======== DATA TO USE ========

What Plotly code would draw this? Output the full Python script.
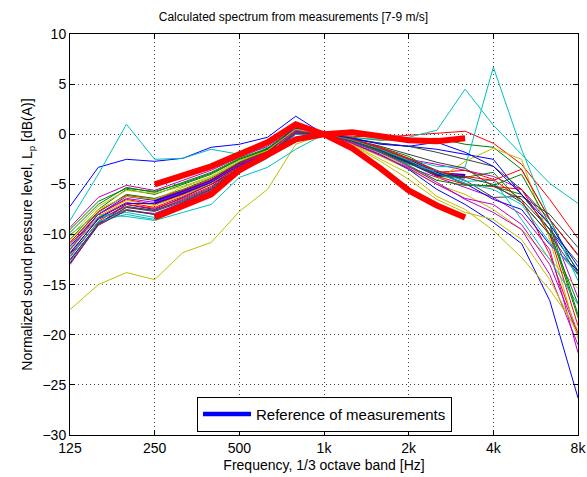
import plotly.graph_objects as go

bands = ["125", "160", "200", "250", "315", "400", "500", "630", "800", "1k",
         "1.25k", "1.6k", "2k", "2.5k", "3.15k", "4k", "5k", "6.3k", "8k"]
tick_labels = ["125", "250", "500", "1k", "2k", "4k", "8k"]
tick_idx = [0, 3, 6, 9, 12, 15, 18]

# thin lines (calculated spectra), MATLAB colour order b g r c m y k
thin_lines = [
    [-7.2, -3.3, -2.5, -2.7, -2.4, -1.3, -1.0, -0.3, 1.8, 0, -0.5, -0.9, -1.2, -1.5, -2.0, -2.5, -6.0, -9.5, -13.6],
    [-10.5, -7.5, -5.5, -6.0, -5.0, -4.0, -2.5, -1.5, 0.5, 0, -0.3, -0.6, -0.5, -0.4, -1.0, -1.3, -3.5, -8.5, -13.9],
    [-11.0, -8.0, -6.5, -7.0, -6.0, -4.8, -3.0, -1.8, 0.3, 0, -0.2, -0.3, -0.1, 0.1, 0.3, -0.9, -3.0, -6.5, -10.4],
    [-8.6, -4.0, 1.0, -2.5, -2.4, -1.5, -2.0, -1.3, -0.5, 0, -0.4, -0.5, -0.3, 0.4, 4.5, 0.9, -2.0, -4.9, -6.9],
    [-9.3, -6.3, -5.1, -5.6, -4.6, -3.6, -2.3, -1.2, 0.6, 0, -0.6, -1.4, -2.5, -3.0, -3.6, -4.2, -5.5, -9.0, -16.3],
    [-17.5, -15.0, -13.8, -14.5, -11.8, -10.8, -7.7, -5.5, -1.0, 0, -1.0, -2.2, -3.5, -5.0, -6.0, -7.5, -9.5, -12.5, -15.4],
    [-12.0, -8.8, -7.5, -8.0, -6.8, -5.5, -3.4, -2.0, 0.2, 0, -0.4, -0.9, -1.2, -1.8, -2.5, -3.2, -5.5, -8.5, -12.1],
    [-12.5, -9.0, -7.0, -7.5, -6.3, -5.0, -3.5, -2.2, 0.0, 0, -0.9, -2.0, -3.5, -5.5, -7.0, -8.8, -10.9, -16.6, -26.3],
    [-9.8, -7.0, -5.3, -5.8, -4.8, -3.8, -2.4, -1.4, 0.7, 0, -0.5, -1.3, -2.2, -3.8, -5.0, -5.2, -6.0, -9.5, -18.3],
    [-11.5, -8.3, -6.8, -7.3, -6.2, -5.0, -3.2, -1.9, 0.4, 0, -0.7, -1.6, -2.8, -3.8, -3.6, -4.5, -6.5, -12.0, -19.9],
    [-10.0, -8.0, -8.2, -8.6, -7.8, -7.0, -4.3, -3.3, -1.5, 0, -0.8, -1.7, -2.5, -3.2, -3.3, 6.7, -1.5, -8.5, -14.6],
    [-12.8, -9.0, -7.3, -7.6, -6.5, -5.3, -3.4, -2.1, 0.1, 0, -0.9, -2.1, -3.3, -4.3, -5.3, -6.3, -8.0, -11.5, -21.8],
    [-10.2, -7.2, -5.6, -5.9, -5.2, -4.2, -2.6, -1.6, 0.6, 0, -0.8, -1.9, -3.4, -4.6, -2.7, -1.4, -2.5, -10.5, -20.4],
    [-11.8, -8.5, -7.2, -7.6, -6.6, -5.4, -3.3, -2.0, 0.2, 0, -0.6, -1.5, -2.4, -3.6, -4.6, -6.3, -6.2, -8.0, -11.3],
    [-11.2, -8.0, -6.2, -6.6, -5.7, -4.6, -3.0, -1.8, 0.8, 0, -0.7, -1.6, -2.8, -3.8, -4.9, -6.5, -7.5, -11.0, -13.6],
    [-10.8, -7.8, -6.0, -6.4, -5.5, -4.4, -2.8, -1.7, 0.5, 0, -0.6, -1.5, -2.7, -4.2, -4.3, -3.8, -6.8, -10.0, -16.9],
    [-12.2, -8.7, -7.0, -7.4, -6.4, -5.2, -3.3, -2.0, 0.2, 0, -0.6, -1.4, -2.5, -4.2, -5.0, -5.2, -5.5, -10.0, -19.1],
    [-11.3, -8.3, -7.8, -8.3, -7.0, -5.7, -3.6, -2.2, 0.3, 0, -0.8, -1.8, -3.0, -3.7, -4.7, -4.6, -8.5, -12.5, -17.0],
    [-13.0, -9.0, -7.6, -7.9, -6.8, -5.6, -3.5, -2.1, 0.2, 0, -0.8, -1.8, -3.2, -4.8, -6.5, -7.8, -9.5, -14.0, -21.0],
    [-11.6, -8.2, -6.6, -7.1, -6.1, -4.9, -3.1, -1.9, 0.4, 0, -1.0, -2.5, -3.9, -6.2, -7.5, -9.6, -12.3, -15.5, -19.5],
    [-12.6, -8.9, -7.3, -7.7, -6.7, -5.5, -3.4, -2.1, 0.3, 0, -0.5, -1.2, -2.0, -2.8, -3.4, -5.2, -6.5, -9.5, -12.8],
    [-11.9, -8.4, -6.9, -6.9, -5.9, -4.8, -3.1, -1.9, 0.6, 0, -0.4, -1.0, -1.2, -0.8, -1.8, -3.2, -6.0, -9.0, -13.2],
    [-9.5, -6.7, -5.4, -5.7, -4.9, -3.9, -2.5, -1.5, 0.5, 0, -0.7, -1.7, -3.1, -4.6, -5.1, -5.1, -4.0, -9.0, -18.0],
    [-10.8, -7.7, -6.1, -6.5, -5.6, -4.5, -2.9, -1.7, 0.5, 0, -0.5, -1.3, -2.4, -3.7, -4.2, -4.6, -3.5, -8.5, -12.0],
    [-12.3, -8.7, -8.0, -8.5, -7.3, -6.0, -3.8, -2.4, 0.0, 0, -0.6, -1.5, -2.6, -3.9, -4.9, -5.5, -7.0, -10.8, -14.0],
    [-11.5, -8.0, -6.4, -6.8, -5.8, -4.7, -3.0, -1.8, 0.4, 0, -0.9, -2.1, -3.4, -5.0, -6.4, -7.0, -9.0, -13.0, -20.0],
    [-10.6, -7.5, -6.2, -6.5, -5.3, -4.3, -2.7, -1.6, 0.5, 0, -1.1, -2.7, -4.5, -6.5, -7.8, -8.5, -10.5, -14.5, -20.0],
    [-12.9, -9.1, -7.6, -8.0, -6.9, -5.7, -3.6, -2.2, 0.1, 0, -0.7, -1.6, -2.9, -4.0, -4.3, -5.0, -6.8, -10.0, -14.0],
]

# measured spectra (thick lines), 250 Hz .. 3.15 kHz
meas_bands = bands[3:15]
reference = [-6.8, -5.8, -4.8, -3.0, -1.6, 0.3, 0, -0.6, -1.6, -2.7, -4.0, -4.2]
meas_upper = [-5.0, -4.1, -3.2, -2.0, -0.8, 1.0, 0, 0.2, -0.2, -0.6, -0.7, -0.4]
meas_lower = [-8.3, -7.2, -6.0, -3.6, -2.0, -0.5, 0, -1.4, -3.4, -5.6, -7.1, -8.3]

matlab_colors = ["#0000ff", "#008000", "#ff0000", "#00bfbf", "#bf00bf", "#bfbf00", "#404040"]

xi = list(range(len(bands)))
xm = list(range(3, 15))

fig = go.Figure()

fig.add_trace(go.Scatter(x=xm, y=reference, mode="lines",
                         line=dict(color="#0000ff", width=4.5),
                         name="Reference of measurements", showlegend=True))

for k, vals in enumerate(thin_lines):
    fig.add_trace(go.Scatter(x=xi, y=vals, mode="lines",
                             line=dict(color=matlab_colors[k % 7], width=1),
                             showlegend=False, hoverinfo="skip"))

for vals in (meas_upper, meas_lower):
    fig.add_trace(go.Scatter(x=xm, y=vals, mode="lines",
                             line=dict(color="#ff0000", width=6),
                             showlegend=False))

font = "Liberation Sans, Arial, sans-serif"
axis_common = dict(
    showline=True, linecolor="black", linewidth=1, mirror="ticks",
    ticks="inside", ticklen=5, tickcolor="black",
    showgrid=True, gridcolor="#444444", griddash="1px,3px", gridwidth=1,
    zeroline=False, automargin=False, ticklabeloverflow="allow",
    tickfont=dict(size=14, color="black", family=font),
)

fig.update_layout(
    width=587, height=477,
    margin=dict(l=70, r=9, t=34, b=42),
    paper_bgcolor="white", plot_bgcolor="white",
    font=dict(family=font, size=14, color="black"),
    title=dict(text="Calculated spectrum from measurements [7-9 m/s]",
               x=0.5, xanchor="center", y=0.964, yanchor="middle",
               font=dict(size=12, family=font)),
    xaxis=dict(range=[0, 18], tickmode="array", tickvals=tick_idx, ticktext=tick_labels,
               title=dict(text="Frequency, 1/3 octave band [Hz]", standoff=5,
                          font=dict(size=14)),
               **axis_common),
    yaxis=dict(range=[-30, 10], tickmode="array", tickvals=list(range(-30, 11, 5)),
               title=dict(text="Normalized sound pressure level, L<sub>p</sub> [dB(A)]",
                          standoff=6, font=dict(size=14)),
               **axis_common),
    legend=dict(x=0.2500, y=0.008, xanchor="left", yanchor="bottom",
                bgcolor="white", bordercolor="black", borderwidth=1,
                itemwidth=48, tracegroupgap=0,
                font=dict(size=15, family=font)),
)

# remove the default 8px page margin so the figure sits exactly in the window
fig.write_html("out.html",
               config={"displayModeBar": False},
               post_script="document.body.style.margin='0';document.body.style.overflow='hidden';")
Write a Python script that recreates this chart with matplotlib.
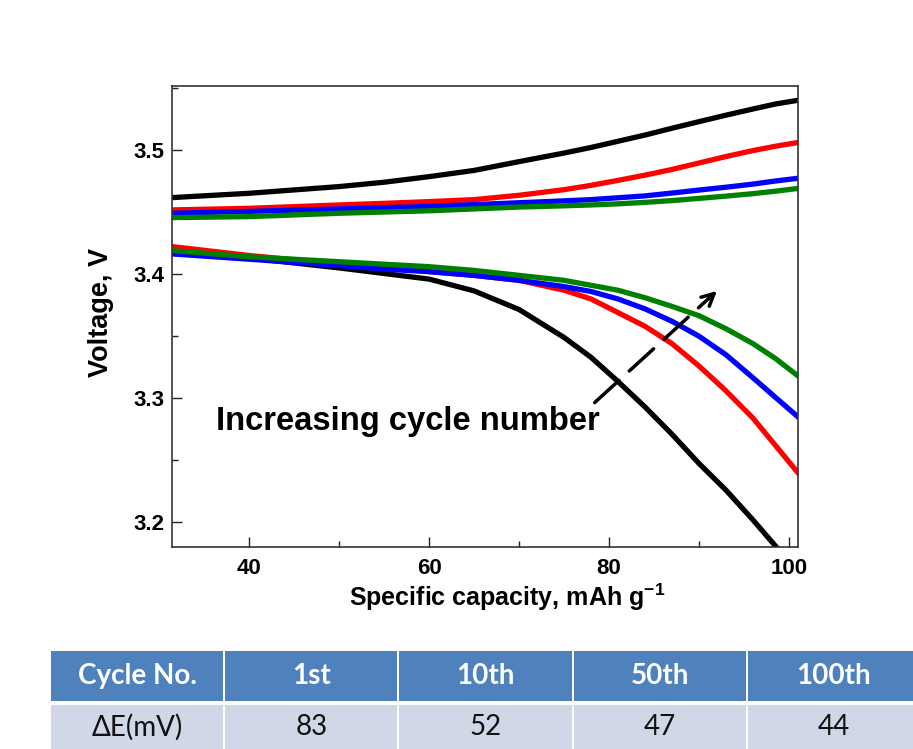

========

## INSTRUCTIONS TO FOLLOW:
Your task is to reproduce the entries above word for word, from the first line through the line with "tick_idx = [0, 3, 6, 9, 12, 15, 18]", and please leave out any pictures.

## OUTPUT OF THE TASK:
What Plotly code would draw this? Output the full Python script.
import plotly.graph_objects as go

bands = ["125", "160", "200", "250", "315", "400", "500", "630", "800", "1k",
         "1.25k", "1.6k", "2k", "2.5k", "3.15k", "4k", "5k", "6.3k", "8k"]
tick_labels = ["125", "250", "500", "1k", "2k", "4k", "8k"]
tick_idx = [0, 3, 6, 9, 12, 15, 18]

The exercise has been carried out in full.